— start DATA EXCERPT —
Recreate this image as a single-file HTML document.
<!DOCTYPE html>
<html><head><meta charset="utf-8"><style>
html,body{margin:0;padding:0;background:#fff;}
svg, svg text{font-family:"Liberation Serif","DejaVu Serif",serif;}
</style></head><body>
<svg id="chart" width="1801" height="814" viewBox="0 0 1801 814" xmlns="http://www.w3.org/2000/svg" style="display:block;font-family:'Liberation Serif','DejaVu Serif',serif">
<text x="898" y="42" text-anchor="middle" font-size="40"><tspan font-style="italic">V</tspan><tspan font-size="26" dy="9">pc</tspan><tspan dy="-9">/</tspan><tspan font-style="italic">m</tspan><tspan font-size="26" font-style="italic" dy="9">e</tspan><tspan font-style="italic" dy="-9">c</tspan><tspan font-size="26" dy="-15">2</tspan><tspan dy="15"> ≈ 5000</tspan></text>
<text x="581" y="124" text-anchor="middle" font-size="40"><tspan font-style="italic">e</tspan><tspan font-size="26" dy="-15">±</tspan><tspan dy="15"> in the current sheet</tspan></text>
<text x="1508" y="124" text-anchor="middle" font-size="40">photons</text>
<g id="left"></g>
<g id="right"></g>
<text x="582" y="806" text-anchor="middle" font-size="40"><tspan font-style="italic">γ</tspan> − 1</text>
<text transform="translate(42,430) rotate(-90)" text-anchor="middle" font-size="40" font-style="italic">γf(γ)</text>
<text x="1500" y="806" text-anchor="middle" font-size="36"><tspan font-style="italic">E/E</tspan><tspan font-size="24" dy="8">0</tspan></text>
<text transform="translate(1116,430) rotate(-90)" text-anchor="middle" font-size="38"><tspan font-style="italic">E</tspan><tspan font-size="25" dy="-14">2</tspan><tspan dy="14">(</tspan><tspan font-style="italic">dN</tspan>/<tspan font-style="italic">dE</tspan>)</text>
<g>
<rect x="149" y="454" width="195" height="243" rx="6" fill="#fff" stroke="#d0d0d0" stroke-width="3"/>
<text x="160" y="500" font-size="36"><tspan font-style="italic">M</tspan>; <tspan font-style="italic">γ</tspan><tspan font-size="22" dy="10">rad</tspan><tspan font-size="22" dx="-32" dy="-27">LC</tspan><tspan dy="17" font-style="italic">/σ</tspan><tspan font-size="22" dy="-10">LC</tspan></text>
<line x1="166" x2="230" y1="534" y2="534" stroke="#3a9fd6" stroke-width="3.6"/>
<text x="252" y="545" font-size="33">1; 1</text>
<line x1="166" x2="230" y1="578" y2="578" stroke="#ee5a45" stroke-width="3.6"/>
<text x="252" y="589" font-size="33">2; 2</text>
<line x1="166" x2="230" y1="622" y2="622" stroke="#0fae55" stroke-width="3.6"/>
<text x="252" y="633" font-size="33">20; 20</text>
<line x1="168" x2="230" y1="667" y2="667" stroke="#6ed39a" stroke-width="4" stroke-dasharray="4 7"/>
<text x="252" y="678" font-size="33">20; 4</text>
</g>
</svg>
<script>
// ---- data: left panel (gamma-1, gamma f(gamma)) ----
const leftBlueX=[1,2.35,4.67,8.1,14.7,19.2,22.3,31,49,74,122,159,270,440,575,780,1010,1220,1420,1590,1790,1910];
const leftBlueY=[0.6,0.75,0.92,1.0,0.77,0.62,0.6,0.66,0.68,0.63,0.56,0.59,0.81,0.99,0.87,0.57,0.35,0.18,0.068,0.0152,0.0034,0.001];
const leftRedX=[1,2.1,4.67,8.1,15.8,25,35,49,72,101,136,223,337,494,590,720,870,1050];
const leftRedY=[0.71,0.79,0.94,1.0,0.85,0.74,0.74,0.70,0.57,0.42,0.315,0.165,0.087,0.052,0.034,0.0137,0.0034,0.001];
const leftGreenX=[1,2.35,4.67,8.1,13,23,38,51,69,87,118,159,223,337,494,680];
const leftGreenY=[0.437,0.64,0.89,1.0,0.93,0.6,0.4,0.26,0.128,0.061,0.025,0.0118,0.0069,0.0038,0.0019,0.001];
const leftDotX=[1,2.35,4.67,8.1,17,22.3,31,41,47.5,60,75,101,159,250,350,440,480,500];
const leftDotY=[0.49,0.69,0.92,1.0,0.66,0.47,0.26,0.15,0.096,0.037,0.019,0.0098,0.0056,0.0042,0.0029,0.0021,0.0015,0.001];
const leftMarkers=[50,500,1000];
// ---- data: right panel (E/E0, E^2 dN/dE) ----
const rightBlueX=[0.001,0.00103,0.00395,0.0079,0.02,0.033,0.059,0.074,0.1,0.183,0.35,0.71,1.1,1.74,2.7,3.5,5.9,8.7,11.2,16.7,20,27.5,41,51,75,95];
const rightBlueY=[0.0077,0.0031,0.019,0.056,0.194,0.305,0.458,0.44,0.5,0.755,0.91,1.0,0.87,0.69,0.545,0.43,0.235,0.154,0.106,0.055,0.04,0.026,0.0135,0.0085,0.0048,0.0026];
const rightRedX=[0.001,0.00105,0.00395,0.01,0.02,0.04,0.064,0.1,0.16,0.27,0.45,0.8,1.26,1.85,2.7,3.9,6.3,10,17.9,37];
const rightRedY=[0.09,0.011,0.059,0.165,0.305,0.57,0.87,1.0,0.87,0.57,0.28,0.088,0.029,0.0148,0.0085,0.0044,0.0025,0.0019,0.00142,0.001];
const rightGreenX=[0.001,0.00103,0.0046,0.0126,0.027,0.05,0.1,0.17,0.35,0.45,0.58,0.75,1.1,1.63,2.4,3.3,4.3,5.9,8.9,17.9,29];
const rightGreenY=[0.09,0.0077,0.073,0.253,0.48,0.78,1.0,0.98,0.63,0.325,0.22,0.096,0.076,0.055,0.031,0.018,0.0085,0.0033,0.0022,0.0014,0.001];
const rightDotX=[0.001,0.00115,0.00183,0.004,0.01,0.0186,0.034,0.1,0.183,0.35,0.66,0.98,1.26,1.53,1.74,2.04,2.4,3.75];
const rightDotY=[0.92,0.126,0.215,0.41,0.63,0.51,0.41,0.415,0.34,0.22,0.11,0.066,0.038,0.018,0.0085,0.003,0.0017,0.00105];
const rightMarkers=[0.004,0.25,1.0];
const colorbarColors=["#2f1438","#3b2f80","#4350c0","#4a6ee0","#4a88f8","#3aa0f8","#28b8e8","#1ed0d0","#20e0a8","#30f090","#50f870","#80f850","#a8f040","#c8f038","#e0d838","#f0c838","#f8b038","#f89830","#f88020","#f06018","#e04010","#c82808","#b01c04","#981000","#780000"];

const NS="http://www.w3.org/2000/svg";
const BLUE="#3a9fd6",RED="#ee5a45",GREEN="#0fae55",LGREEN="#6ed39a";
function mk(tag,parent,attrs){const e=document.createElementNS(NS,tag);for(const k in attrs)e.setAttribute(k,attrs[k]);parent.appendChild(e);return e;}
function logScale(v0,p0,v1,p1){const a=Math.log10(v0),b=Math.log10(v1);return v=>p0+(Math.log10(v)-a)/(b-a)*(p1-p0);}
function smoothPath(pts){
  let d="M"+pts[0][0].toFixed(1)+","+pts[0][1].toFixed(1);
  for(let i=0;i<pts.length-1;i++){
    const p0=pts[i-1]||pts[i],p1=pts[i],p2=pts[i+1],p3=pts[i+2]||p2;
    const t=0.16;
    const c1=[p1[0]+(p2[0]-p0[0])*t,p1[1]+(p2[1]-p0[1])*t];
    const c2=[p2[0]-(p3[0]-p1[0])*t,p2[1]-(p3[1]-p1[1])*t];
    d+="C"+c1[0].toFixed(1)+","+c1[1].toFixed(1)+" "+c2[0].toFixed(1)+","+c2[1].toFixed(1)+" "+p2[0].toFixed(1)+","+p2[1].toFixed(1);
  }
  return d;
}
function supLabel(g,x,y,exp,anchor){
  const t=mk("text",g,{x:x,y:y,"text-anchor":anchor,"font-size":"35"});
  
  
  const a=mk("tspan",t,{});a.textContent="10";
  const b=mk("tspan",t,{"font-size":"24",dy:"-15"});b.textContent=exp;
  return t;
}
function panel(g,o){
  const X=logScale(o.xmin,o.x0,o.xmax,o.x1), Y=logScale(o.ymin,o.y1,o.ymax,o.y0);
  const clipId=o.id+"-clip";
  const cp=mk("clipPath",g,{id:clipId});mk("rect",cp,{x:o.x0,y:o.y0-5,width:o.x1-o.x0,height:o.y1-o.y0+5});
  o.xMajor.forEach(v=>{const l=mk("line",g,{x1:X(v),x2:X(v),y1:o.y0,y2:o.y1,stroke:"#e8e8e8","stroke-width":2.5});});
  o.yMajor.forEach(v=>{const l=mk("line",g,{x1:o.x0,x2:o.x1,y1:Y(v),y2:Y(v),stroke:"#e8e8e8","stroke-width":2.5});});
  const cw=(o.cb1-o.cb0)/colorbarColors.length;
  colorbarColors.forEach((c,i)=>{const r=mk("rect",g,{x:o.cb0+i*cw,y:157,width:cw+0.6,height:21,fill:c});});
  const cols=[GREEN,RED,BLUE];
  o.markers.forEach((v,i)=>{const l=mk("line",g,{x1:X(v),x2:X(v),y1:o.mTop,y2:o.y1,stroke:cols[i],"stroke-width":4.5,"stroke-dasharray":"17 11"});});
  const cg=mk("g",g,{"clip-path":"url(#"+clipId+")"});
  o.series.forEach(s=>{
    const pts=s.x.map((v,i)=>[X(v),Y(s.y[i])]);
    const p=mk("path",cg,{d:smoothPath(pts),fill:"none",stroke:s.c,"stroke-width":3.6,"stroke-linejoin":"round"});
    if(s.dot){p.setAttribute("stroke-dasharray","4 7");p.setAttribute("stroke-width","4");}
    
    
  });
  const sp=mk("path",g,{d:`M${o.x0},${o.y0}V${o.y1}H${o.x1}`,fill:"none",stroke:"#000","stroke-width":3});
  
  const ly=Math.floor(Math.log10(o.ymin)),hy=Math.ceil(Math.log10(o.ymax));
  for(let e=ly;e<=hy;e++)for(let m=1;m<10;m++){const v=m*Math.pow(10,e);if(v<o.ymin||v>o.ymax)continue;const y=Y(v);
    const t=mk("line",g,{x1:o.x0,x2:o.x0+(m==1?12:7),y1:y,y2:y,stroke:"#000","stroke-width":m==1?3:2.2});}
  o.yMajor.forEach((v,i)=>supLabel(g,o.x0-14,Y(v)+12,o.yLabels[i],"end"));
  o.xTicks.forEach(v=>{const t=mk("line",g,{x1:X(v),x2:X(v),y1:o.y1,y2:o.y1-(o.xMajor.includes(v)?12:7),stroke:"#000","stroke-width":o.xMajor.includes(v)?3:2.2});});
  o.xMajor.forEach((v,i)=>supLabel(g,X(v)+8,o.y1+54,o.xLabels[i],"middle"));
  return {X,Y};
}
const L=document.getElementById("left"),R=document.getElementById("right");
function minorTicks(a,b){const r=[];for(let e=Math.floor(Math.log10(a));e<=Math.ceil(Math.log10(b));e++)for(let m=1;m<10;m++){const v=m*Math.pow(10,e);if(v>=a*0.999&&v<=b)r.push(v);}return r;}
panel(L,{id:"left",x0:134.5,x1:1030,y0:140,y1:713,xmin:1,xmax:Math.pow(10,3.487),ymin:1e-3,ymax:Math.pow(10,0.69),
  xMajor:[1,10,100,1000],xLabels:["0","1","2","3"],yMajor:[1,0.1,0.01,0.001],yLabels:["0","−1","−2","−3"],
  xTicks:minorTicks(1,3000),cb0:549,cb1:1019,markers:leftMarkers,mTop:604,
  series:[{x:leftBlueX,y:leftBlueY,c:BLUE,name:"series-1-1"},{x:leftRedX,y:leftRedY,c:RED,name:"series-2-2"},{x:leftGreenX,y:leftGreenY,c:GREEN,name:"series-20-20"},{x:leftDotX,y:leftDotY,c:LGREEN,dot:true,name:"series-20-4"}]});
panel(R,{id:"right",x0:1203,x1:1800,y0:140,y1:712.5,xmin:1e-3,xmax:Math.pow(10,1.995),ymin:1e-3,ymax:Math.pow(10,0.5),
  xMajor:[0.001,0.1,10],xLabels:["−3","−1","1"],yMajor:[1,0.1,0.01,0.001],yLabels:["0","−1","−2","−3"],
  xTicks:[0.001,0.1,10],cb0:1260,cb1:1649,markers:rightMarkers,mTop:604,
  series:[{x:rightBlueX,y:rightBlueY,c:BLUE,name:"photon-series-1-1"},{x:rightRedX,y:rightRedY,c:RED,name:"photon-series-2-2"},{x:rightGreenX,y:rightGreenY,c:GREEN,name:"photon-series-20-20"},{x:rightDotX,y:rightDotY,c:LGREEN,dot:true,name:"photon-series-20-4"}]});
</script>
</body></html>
— end DATA EXCERPT —
- [EXERCISE PROMPT] State the count of lines above containing the string "document", and add nothing to it.

- [ANSWER] 3